The Billion-Dollar Insurance Strategy That Could Save Your Business


Inside the “War Chest” Strategy

Did you know that some of the largest companies in the world– like Apple and Microsoft–are in the insurance business? It’s true. But you won’t see them advertising auto or property insurance on TV next to a gecko. These companies aren’t offering insurance to the public at all. Instead, they’re creating a special kind of private insurance company called a “captive” to insure their own risks.

“The vast majority of these large companies utilize captives. These captives serve a critical role in protecting these companies from catastrophic events. Billions in profits are generated through these captive structures in the form of unrealized losses,” says Bo L. Brower, an expert on captive insurance and President of Corprotect.

But captives are not just for the giants of business. As Brower notes, “The little guy or gal that owns a business can do the same on a smaller scale. They too can put money away for a rainy day through implementing a small captive or an Enterprise Risk Captive.”

What is a captive insurance company?

A captive is an insurance company that issues policies, collects premiums and pays claims just like any other insurance company. But instead of issuing policies to the general public, a captive only issues policies to one business–the business that created the captive.

Businesses have a number of risks that traditional insurance companies don’t cover or will not cover cost efficiently. So it can make sense for a business to create a captive insurance company to set money aside for these risks.

In fact, it may even be more beneficial for small and mid-size businesses to start a captive because, unlike large corporations, they don’t have shareholders to fall back upon.

“Privately-held businesses have a lot of risk. These businesses are fragile and any number of catastrophic events can take them down,” says Brower.

There are dozens of risks that captives can legally insure against: data breaches, loss of key employees or customers, product warranties, recalls, copyright infringement, equipment breakdowns, regulatory changes, lawsuits–even cyber risk.

When you self-insure against these risks through a captive, you’re creating a “war chest” of cash to fight your way out of tough situations. For example, lawsuits can ruin a company. But if you have a captive insurance company as your “war chest,” you can design it to pay your legal costs if a lawsuit arises–possibly saving your company from disaster.

So captive insurance companies are a great way to strengthen the risk management of your business. But there are many additional benefits, too, like recapturing your investment income.

Recapture investment income, gain asset protection and more

Normally when you pay premiums to an insurance company, those premiums are invested in bonds and other vehicles considered conservative. Most of the time, you’ll never see this money–the insurance company keeps these profits.
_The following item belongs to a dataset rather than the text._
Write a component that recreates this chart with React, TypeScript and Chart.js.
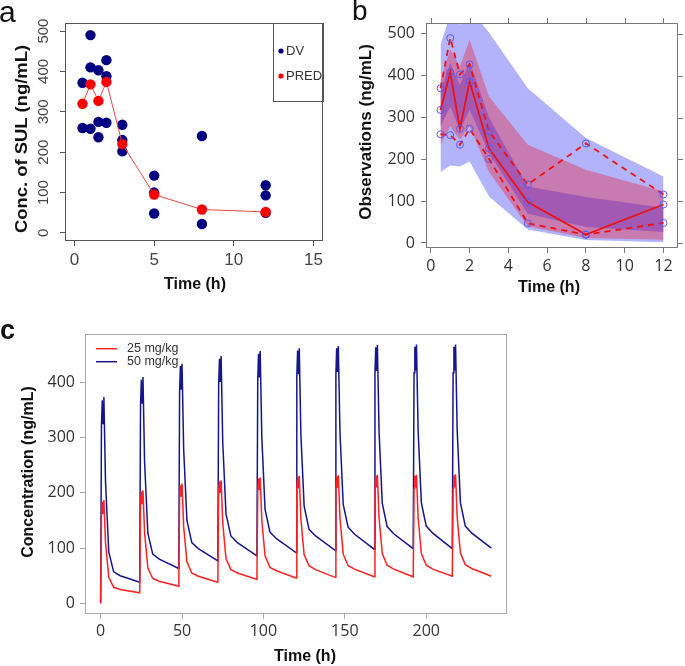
import React, { useEffect, useRef } from "react";
import { Chart, registerables } from "chart.js";
Chart.register(...registerables);

// ---------------- Panel a : observed (DV) and predicted (PRED) ----------------
const dvTime = [0.5, 0.5, 1, 1, 1, 1.5, 1.5, 1.5, 2, 2, 2, 3, 3, 3, 5, 5, 5, 8, 8, 12, 12, 12];
const dvConc = [372, 260, 490, 410, 258, 403, 275, 237, 428, 388, 273, 268, 230, 202, 142, 100, 48, 240, 22, 118, 93, 50];
const predTime = [0.5, 1, 1.5, 2, 3, 5, 8, 12];
const predConc = [320, 368, 327, 374, 220, 95, 58, 52];
const aXTicks = [0, 5, 10, 15];
const aYTicks = [0, 100, 200, 300, 400, 500];
const aLegend = ["DV", "PRED"];

// ---------------- Panel b : VPC ----------------
const vpcTime = [0.5, 1, 1.5, 2, 3, 5, 8, 12];
const obsMedian = [318, 408, 273, 386, 226, 98, 20, 92];
const obsUpper = [370, 490, 403, 427, 267, 140, 238, 116];
const obsLower = [260, 258, 235, 273, 201, 47, 20, 48];
const outerHi = [475, 545, 522, 560, 503, 370, 251, 159];
const outerLo = [170, 185, 183, 195, 111, 32, 7, 2];
const medCIHi = [390, 462, 422, 486, 350, 235, 175, 123];
const medCILo = [235, 279, 247, 279, 170, 40, 12, 8];
const innerHi = [366, 430, 378, 434, 300, 135, 110, 84];
const innerLo = [279, 326, 271, 318, 215, 70, 38, 26];
const bXTicks = [0, 2, 4, 6, 8, 10, 12];
const bYTicks = [0, 100, 200, 300, 400, 500];

// ---------------- Panel c : multiple dose simulation ----------------
const doseTimes = [0, 24, 48, 72, 96, 120, 144, 168, 192, 216];
const sampleOffsets = [0.5, 1, 1.5, 2, 3, 5, 8, 12, 24];
const conc25Start = 0;
const conc50Start = 0;
const conc25 = [
  [160, 184, 163, 187, 110, 47, 29, 25, 19],
  [179, 203, 181, 205, 128, 64, 45, 40, 31],
  [191, 214, 193, 217, 139, 75, 55, 49, 38],
  [198, 221, 200, 223, 146, 81, 61, 55, 43],
  [203, 226, 205, 228, 150, 86, 65, 59, 46],
  [206, 229, 208, 231, 153, 88, 68, 61, 47],
  [207, 230, 209, 232, 154, 89, 68, 62, 48],
  [208, 231, 210, 233, 155, 90, 69, 62, 48],
  [208, 231, 210, 233, 155, 90, 69, 62, 49],
  [209, 232, 211, 234, 156, 91, 70, 63, 49],
];
const conc50 = [
  [320, 368, 326, 374, 220, 93, 57, 50, 38],
  [358, 405, 363, 410, 256, 127, 89, 80, 63],
  [382, 430, 387, 434, 279, 150, 110, 99, 77],
  [396, 443, 401, 448, 292, 162, 122, 110, 86],
  [405, 452, 409, 457, 301, 170, 129, 117, 92],
  [411, 458, 415, 462, 306, 176, 134, 122, 96],
  [415, 462, 419, 466, 310, 179, 138, 125, 98],
  [417, 464, 421, 468, 312, 181, 139, 126, 99],
  [418, 465, 422, 469, 313, 182, 140, 127, 99],
  [418, 465, 422, 469, 313, 182, 140, 127, 100],
];
const cXTicks = [0, 50, 100, 150, 200];
const cYTicks = [0, 100, 200, 300, 400];
const cLegend = ["25 mg/kg", "50 mg/kg"];

// ---------------- helpers ----------------
type Box = { w: number; h: number; left: number; top: number; right: number; bottom: number };

function pts(xs: number[], ys: number[]) {
  return xs.map((x, i) => ({ x, y: ys[i] }));
}

function simSeries(start: number, cycles: number[][]) {
  const out = [{ x: 0, y: start }];
  doseTimes.forEach((d, ci) => {
    sampleOffsets.forEach((o, oi) => out.push({ x: d + o, y: cycles[ci][oi] }));
  });
  return out;
}

function axis(
  box: Box,
  dir: "x" | "y",
  min: number,
  max: number,
  ticks: number[],
  gridColor: string,
  tickFont: any,
  tickColor: string,
  pad: number
) {
  return {
    type: "linear",
    position: dir === "x" ? "bottom" : "left",
    min,
    max,
    afterBuildTicks: (s: any) => {
      s.ticks = ticks.map((v) => ({ value: v }));
    },
    afterFit: (s: any) => {
      if (dir === "x") s.height = box.h - box.bottom;
      else s.width = box.left;
    },
    grid: { display: true, drawOnChartArea: false, drawTicks: true, tickLength: 5, color: gridColor, lineWidth: 1 },
    border: { display: false },
    ticks: { font: tickFont, color: tickColor, padding: pad, maxRotation: 0, autoSkip: false },
    title: { display: false },
  };
}

function layoutFor(box: Box) {
  return { autoPadding: false, padding: { left: 0, top: box.top, right: box.w - box.right, bottom: 0 } };
}

function drawText(
  ctx: CanvasRenderingContext2D,
  text: string,
  x: number,
  y: number,
  font: string,
  color: string,
  rotate = false,
  stretch = 1,
  align: CanvasTextAlign = "center"
) {
  ctx.save();
  ctx.translate(x, y);
  if (rotate) ctx.rotate(-Math.PI / 2);
  ctx.scale(stretch, 1);
  ctx.font = font;
  ctx.fillStyle = color;
  ctx.textAlign = align;
  ctx.textBaseline = "middle";
  ctx.fillText(text, 0, 0);
  ctx.restore();
}

function frame(chart: any, color: string) {
  const { ctx, chartArea } = chart;
  ctx.save();
  ctx.strokeStyle = color;
  ctx.lineWidth = 1;
  ctx.strokeRect(chartArea.left + 0.5, chartArea.top + 0.5, chartArea.right - chartArea.left - 1, chartArea.bottom - chartArea.top - 1);
  ctx.restore();
}

const ARIAL = '"Liberation Sans", Arial, sans-serif';
const SEGOE = '"Open Sans", "Noto Sans", sans-serif';

// ---------------- Panel a ----------------
function makeA(canvas: HTMLCanvasElement) {
  const box: Box = { w: 340, h: 300, left: 65, top: 23, right: 323, bottom: 241 };
  return new Chart(canvas, {
    type: "scatter",
    data: {
      datasets: [
        {
          label: aLegend[1],
          data: pts(predTime, predConc),
          showLine: true,
          borderColor: "#ee4444",
          borderWidth: 1,
          pointRadius: 5.2,
          pointBackgroundColor: "#ff0000",
          pointBorderColor: "#ff0000",
          pointBorderWidth: 0,
          order: 1,
        },
        {
          label: aLegend[0],
          data: pts(dvTime, dvConc),
          showLine: false,
          pointRadius: 5.2,
          pointBackgroundColor: "#000080",
          pointBorderColor: "#000080",
          pointBorderWidth: 0,
          order: 2,
        },
      ],
    } as any,
    options: {
      animation: false,
      responsive: false,
      devicePixelRatio: 1,
      layout: layoutFor(box) as any,
      plugins: { legend: { display: false }, tooltip: { enabled: false } },
      scales: {
        x: axis(box, "x", -0.6, 15.6, aXTicks, "#555", { family: ARIAL, size: 17 }, "#444", 4) as any,
        y: axis(box, "y", -20, 520, aYTicks, "#555", { family: ARIAL, size: 15 }, "rgba(0,0,0,0)", 4) as any,
      },
    },
    plugins: [
      {
        id: "decorA",
        afterDraw(chart: any) {
          const ctx = chart.ctx;
          frame(chart, "#555");
          const ys = chart.scales.y;
          aYTicks.forEach((v) => drawText(ctx, String(v), 44, ys.getPixelForValue(v), `15px ${ARIAL}`, "#444", true));
          drawText(ctx, "Conc. of SUL (ng/mL)", 22.5, 139, `bold 16px ${ARIAL}`, "#111", true, 1.15);
          drawText(ctx, "Time (h)", 195, 285, `bold 16px ${ARIAL}`, "#111");
          ctx.save();
          ctx.font = `30px ${ARIAL}`;
          ctx.fillStyle = "#111";
          ctx.textBaseline = "alphabetic";
          ctx.fillText("a", -1, 22);
          ctx.restore();
          // legend box
          ctx.save();
          ctx.strokeStyle = "#555";
          ctx.lineWidth = 1;
          ctx.strokeRect(273.5, 23.5, 50, 78);
          const colors = ["#000080", "#ff0000"];
          const ly = [51, 76];
          aLegend.forEach((t, i) => {
            ctx.beginPath();
            ctx.fillStyle = colors[i];
            ctx.arc(281, ly[i], 2.6, 0, Math.PI * 2);
            ctx.fill();
            drawText(ctx, t, 286, ly[i] + 0.5, `13px ${ARIAL}`, "#333", false, 1, "left");
          });
          ctx.restore();
        },
      },
    ],
  } as any);
}

// ---------------- Panel b ----------------
function makeB(canvas: HTMLCanvasElement) {
  const box: Box = { w: 345, h: 300, left: 86, top: 23, right: 338, bottom: 248 };
  const band = (hi: number[], lo: number[], color: string, order: number) => [
    {
      data: pts(vpcTime, hi),
      borderWidth: 0,
      borderColor: "rgba(0,0,0,0)",
      pointRadius: 0,
      fill: "+1",
      backgroundColor: color,
      order,
    },
    {
      data: pts(vpcTime, lo),
      borderWidth: 0,
      borderColor: "rgba(0,0,0,0)",
      pointRadius: 0,
      fill: false,
      order,
    },
  ];
  const obsLine = (ys: number[], dashed: boolean, order: number) => ({
    data: pts(vpcTime, ys),
    borderColor: "#ee1111",
    borderWidth: 1.8,
    borderDash: dashed ? [6, 5] : [],
    pointRadius: 3.5,
    pointBorderColor: "#5a5af0",
    pointBackgroundColor: "rgba(0,0,0,0)",
    pointBorderWidth: 1,
    fill: false,
    order,
  });
  return new Chart(canvas, {
    type: "line",
    data: {
      datasets: [
        ...band(outerHi, outerLo, "#b3b3fb", 10),
        ...band(medCIHi, medCILo, "#c87bb0", 9),
        ...band(innerHi, innerLo, "#a259b3", 8),
        obsLine(obsUpper, true, 3),
        obsLine(obsLower, true, 3),
        obsLine(obsMedian, false, 2),
      ],
    } as any,
    options: {
      animation: false,
      responsive: false,
      devicePixelRatio: 1,
      layout: layoutFor(box) as any,
      plugins: { legend: { display: false }, tooltip: { enabled: false } },
      scales: {
        x: axis(box, "x", -0.25, 12.75, bXTicks, "#777", { family: SEGOE, size: 16 }, "#333", 4) as any,
        y: axis(box, "y", -12, 526, bYTicks, "#777", { family: SEGOE, size: 16 }, "#333", 6) as any,
      },
    },
    plugins: [
      {
        id: "decorB",
        afterDraw(chart: any) {
          const ctx = chart.ctx;
          const a = chart.chartArea;
          frame(chart, "#777");
          ctx.save();
          ctx.strokeStyle = "#777";
          ctx.lineWidth = 1;
          ctx.beginPath();
          bXTicks.forEach((v) => {
            const px = Math.round(chart.scales.x.getPixelForValue(v)) + 0.5;
            ctx.moveTo(px, a.top - 5);
            ctx.lineTo(px, a.top);
          });
          bYTicks.forEach((v) => {
            const py = Math.round(chart.scales.y.getPixelForValue(v)) + 0.5;
            ctx.moveTo(a.right, py);
            ctx.lineTo(a.right + 5, py);
          });
          ctx.stroke();
          ctx.restore();
          drawText(ctx, "Observations (ng/mL)", 26.7, 132, `bold 17px ${ARIAL}`, "#111", true);
          drawText(ctx, "Time (h)", 209, 288, `bold 16px ${ARIAL}`, "#111");
          ctx.save();
          ctx.font = `28px ${ARIAL}`;
          ctx.fillStyle = "#111";
          ctx.fillText("b", 12, 20);
          ctx.restore();
        },
      },
    ],
  } as any);
}

// ---------------- Panel c ----------------
function makeC(canvas: HTMLCanvasElement) {
  const box: Box = { w: 685, h: 366, left: 85, top: 34, right: 507, bottom: 314 };
  const colors = ["#ff2020", "#16168c"];
  return new Chart(canvas, {
    type: "line",
    data: {
      datasets: [
        {
          label: cLegend[0],
          data: simSeries(conc25Start, conc25),
          borderColor: colors[0],
          borderWidth: 1.5,
          pointRadius: 0,
          fill: false,
        },
        {
          label: cLegend[1],
          data: simSeries(conc50Start, conc50),
          borderColor: colors[1],
          borderWidth: 1.5,
          pointRadius: 0,
          fill: false,
        },
      ],
    } as any,
    options: {
      animation: false,
      responsive: false,
      devicePixelRatio: 1,
      layout: layoutFor(box) as any,
      plugins: { legend: { display: false }, tooltip: { enabled: false } },
      scales: {
        x: axis(box, "x", -9.6, 249.6, cXTicks, "#aaa", { family: SEGOE, size: 16 }, "#333", 3) as any,
        y: axis(box, "y", -19.4, 488, cYTicks, "#aaa", { family: SEGOE, size: 16 }, "#333", 5) as any,
      },
    },
    plugins: [
      {
        id: "decorC",
        afterDraw(chart: any) {
          const ctx = chart.ctx;
          frame(chart, "#aaa");
          const ly = [48.7, 61.7];
          cLegend.forEach((t, i) => {
            ctx.save();
            ctx.strokeStyle = colors[i];
            ctx.lineWidth = 1.5;
            ctx.beginPath();
            ctx.moveTo(96, ly[i]);
            ctx.lineTo(117, ly[i]);
            ctx.stroke();
            ctx.restore();
            drawText(ctx, t, 127, ly[i], `12.5px ${ARIAL}`, "#333", false, 1, "left");
          });
          drawText(ctx, "Concentration (ng/mL)", 29, 172, `bold 16px ${ARIAL}`, "#111", true);
          drawText(ctx, "Time (h)", 305, 357, `bold 16px ${ARIAL}`, "#111");
          ctx.save();
          ctx.font = `bold 27px ${ARIAL}`;
          ctx.fillStyle = "#111";
          ctx.fillText("c", 0, 39);
          ctx.restore();
        },
      },
    ],
  } as any);
}

export default function App() {
  const refA = useRef<HTMLCanvasElement>(null);
  const refB = useRef<HTMLCanvasElement>(null);
  const refC = useRef<HTMLCanvasElement>(null);
  useEffect(() => {
    const charts: Chart[] = [];
    if (refA.current) charts.push(makeA(refA.current));
    if (refB.current) charts.push(makeB(refB.current));
    if (refC.current) charts.push(makeC(refC.current));
    return () => charts.forEach((c) => c.destroy());
  }, []);
  return (
    <div style={{ position: "absolute", left: 0, top: 0, width: 685, height: 666, background: "#fff" }}>
      <canvas ref={refA} width={340} height={300} style={{ position: "absolute", left: 0, top: 0, width: 340, height: 300 }} />
      <canvas ref={refB} width={345} height={300} style={{ position: "absolute", left: 340, top: 0, width: 345, height: 300 }} />
      <canvas ref={refC} width={685} height={366} style={{ position: "absolute", left: 0, top: 300, width: 685, height: 366 }} />
    </div>
  );
}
But when it’s your insurance company, you get to invest the money according to regulatory guidelines and your captive gets to keep the profits. This is money that would have been lost had you used a 3rd-party insurance company.

Your captive insurance company also provides asset protection. Because your captive is a separate entity from your business, any premium that gets sent to a captive is separate from your business. If your business gets sued, your captive insurance company’s assets should not be at risk (consult an attorney for more details).

There can be tax benefits as well. With most small captives, the premiums you pay are a business expense just as if your were paying a third-party insurance company. That means they’re tax deductible as long as you stay under the IRS’s cap of $1.2 million in annual premiums. (See 831b in the tax code, and always consult a professional.)

“But what if risks never materialize–will I ever see my money again?”

At some point, after paying premiums for years, your captive may accumulate cash well above the insured risk needs of your business. This is referred to as excess reserves.

So then what? Where does the money go? It’s simple. If risks don’t materialize, you get to keep the money. This is how America’s largest companies end up generating billions. Instead of letting third-party insurance companies keep the money, they get to keep it when risks don’t materialize. If there are excess reserves, you can withdraw the money from your captive by taking a distribution, which would be subject to long-term capital gains taxes.

Is a captive insurance company right for your business?

A captive insurance company isn’t right for every business. First, there must be real risks to insure. For a small captive or Enterprise Risk Captive, your business needs to be privately held.

Your business should also meet one or more of these criteria: 10 or more employees, $5 million-plus in gross revenue, or pre-tax profits of $1 million.

If that describes your business, then a captive may be a smart decision (but always consult a professional).

Bo L. Brower explains it this way: “One of the questions we’ll ask is, “Have you ever paid an insurance premium and not put in a claim?” And the answer is almost always “Yes,” because we’re constantly paying premiums. Auto insurance, health insurance, business insurance. And very rarely are we submitting claims.”

“And in those instances, who is it that is making the money?” Bo continues, “The big insurance companies. They build skyscrapers and sponsor sports teams and race teams. They pay executives big bonuses. Insurance is big business.”

He’s right. Insurance is big business. So why not keep that money for yourself while building a large war chest to fend off disasters? And if at the end of the day things don’t go wrong, you get to keep the money.

That’s the power of a billion-dollar strategy applied to your business.